— start Provided records —

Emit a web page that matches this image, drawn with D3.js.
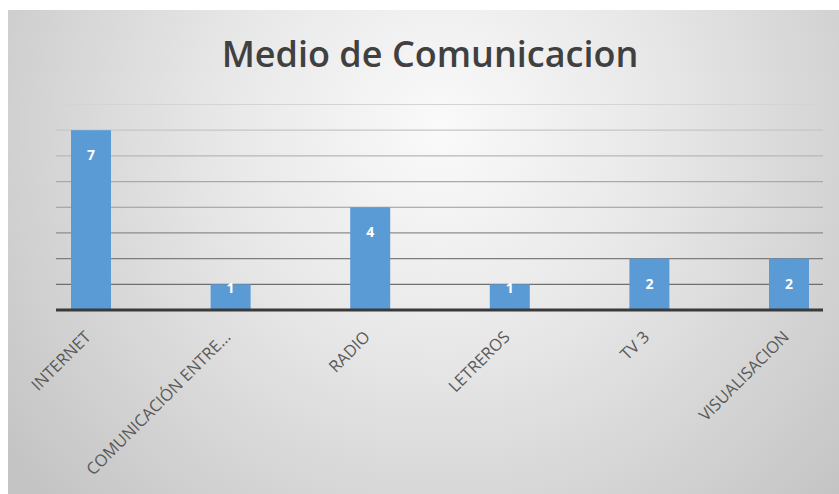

— end Provided records —
— start Provided records —

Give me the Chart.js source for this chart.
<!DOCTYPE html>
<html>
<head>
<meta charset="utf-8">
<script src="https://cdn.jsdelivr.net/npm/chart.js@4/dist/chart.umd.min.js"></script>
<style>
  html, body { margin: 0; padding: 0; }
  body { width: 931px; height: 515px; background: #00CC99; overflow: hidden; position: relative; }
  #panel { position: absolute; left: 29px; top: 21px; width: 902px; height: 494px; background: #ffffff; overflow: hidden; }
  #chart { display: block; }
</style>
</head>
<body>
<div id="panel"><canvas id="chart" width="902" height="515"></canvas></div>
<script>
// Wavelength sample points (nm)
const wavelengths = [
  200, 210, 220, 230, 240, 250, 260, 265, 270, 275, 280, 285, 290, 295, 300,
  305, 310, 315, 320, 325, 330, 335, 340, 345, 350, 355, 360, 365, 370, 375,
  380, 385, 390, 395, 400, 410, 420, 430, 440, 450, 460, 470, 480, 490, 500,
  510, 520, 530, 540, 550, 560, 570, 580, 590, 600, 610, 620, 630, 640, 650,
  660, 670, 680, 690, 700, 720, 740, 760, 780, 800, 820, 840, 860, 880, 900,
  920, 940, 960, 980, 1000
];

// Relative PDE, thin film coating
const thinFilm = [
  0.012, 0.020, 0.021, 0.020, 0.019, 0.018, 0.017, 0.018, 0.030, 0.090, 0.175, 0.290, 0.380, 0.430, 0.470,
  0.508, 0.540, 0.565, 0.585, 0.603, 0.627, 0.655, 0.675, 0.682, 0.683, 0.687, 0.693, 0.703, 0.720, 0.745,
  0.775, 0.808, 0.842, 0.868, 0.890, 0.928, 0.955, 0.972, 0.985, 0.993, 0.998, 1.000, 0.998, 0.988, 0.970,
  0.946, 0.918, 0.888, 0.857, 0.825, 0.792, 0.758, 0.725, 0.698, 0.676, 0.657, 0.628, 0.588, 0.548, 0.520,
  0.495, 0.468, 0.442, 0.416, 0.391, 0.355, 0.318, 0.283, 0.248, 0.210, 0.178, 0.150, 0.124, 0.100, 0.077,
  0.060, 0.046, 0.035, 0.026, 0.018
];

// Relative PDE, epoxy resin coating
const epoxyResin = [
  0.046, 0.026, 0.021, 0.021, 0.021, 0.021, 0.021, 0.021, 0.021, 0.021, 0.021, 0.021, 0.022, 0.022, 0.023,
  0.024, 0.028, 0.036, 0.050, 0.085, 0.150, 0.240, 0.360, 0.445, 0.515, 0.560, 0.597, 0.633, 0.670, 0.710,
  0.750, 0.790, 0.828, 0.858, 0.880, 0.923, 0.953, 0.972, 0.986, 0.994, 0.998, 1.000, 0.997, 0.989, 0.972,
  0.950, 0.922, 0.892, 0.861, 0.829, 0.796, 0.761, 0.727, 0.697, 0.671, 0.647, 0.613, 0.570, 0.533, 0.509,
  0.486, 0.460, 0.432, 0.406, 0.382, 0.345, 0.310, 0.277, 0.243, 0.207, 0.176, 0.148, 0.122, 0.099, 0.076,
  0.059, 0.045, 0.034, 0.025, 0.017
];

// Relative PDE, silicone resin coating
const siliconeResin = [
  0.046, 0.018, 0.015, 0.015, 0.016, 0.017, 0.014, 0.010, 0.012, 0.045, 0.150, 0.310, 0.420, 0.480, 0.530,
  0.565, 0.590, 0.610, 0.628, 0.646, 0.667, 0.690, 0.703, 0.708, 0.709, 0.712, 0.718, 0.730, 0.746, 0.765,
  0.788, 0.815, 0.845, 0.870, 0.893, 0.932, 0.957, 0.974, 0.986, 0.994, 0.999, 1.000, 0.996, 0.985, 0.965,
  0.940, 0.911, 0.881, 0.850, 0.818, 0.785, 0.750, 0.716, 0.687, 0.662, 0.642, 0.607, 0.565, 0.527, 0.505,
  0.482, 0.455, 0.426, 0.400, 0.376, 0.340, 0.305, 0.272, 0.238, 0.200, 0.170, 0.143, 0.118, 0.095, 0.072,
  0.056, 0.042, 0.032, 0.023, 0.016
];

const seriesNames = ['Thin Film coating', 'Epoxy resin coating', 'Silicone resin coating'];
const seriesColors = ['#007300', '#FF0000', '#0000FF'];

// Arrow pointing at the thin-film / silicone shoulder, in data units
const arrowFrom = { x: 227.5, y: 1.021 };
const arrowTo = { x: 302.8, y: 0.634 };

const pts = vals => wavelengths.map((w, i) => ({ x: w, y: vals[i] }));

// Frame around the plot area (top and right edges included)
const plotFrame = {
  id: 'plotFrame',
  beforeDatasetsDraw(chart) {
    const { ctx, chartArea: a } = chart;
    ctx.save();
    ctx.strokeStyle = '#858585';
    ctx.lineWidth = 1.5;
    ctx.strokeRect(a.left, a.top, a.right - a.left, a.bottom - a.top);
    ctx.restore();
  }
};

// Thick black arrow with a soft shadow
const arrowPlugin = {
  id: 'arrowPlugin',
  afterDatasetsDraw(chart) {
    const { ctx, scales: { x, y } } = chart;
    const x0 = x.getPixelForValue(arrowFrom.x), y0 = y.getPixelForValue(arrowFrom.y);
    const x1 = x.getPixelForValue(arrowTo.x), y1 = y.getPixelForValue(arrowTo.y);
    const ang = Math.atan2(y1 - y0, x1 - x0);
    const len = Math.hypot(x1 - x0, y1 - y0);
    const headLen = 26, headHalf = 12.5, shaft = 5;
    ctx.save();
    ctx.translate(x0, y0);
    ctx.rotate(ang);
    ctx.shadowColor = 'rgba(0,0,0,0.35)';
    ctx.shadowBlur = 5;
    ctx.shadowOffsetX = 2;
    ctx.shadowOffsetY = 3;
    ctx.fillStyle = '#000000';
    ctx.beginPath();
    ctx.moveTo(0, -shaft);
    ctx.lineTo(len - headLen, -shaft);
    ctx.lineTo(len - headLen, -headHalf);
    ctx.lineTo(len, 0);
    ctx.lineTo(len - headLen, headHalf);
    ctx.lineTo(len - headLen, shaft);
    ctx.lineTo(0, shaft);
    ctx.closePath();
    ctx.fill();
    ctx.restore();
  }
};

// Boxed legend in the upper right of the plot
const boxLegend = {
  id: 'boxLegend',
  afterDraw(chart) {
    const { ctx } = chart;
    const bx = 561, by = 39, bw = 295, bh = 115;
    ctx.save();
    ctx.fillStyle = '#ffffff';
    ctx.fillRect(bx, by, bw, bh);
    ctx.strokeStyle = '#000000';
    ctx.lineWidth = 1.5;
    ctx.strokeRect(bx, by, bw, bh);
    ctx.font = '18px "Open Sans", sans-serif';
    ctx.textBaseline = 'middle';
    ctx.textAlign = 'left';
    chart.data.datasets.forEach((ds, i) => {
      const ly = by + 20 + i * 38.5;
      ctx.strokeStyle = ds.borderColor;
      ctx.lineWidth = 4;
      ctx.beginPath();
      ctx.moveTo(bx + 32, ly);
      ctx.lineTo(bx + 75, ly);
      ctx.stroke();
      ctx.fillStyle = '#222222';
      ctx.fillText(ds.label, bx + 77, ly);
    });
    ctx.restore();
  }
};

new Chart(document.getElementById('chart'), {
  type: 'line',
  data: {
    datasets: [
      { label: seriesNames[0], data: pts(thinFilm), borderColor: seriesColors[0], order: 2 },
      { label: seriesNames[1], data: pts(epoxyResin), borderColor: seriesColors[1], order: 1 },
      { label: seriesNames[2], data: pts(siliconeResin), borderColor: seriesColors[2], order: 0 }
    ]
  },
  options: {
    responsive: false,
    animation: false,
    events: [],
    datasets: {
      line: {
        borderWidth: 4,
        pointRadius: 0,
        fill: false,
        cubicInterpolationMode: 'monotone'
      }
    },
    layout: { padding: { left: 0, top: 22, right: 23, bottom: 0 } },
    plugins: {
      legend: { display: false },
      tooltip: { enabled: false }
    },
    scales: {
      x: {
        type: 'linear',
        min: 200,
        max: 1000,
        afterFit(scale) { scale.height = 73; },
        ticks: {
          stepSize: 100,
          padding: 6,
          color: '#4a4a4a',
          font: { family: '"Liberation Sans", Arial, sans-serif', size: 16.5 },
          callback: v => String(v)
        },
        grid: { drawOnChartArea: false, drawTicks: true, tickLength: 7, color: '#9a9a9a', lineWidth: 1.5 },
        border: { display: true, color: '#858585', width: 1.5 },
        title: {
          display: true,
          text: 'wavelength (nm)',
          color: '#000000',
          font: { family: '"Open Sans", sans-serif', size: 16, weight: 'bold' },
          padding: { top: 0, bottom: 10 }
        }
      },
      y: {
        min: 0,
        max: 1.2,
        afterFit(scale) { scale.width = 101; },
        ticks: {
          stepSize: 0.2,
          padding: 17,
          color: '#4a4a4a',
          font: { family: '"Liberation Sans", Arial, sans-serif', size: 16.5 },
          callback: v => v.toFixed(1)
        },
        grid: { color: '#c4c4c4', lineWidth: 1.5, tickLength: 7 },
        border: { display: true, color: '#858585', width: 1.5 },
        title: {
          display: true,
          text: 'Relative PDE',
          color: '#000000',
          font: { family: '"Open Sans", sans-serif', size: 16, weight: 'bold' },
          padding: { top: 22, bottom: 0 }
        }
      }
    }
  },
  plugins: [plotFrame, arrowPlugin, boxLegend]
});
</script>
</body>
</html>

— end Provided records —
— start Provided records —

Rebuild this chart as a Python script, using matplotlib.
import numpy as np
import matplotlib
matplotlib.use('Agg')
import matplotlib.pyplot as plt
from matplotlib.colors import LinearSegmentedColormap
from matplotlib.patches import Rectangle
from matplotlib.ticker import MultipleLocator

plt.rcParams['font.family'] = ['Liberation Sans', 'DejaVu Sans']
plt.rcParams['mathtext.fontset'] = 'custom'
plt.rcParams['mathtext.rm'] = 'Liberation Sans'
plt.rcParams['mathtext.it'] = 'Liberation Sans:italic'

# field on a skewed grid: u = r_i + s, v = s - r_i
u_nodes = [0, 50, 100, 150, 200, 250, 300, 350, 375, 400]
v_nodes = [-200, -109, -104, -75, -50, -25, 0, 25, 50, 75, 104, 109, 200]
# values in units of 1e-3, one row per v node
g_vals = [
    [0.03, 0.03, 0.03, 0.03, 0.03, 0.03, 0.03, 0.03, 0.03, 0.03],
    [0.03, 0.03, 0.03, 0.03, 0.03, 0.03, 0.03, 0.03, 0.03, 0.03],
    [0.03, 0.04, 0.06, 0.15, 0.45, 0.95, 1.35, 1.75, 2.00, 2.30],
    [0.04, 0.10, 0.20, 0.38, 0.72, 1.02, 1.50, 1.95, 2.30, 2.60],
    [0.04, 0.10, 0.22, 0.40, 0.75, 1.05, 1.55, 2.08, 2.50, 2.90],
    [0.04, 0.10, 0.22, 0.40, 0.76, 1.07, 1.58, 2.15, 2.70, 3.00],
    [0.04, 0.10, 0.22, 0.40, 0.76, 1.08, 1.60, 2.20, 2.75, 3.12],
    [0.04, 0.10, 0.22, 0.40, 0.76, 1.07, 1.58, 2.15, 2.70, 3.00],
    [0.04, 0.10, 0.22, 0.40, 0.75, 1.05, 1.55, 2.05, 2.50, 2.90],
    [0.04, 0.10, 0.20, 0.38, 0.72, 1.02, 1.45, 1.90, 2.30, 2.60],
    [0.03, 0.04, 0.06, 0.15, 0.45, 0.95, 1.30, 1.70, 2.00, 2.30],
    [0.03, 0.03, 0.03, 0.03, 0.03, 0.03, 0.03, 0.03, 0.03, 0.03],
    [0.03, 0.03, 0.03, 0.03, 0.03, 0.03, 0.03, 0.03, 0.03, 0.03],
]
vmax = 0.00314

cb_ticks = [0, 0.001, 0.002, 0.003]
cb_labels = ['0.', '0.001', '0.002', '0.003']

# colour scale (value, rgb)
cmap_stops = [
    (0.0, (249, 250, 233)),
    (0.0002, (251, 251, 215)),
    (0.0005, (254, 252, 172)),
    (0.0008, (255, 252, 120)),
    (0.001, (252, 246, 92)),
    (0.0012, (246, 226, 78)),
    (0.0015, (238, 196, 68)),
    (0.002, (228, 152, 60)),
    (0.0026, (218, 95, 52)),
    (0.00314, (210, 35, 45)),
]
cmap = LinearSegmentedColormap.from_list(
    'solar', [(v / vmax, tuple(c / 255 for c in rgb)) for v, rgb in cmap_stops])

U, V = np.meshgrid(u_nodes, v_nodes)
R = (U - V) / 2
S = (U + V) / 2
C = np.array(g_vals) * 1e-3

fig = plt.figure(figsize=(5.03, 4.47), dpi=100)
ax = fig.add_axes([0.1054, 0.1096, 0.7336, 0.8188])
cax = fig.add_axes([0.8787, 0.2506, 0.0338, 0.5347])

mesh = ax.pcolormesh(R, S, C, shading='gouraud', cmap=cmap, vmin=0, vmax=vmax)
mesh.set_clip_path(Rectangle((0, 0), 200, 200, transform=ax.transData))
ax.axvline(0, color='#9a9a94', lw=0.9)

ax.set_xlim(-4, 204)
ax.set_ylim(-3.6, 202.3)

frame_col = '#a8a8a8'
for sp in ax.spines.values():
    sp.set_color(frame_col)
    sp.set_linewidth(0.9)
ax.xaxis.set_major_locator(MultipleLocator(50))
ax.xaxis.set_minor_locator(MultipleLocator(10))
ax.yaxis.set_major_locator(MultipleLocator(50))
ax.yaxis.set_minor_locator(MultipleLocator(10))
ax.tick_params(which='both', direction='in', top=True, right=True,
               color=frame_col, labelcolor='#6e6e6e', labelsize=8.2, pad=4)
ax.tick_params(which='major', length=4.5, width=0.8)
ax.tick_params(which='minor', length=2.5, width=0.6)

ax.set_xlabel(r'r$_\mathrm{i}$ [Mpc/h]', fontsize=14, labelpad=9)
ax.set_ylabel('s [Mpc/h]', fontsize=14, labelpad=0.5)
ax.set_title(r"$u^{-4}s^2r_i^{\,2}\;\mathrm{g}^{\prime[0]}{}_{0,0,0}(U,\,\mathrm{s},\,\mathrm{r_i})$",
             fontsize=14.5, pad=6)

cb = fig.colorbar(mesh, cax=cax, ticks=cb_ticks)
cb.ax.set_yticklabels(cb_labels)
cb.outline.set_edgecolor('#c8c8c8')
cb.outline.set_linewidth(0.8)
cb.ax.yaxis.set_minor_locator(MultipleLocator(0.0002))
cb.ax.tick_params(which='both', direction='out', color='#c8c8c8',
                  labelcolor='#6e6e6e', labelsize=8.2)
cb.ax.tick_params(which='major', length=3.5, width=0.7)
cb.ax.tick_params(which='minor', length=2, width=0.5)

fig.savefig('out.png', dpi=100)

— end Provided records —

Goal of the exercise - Identify and extract each line of the listing that contains "script".

Reply to the task -
<script src="https://cdn.jsdelivr.net/npm/chart.js@4/dist/chart.umd.min.js"></script>
<script>
</script>
Rebuild this chart as a Python script, using matplotlib.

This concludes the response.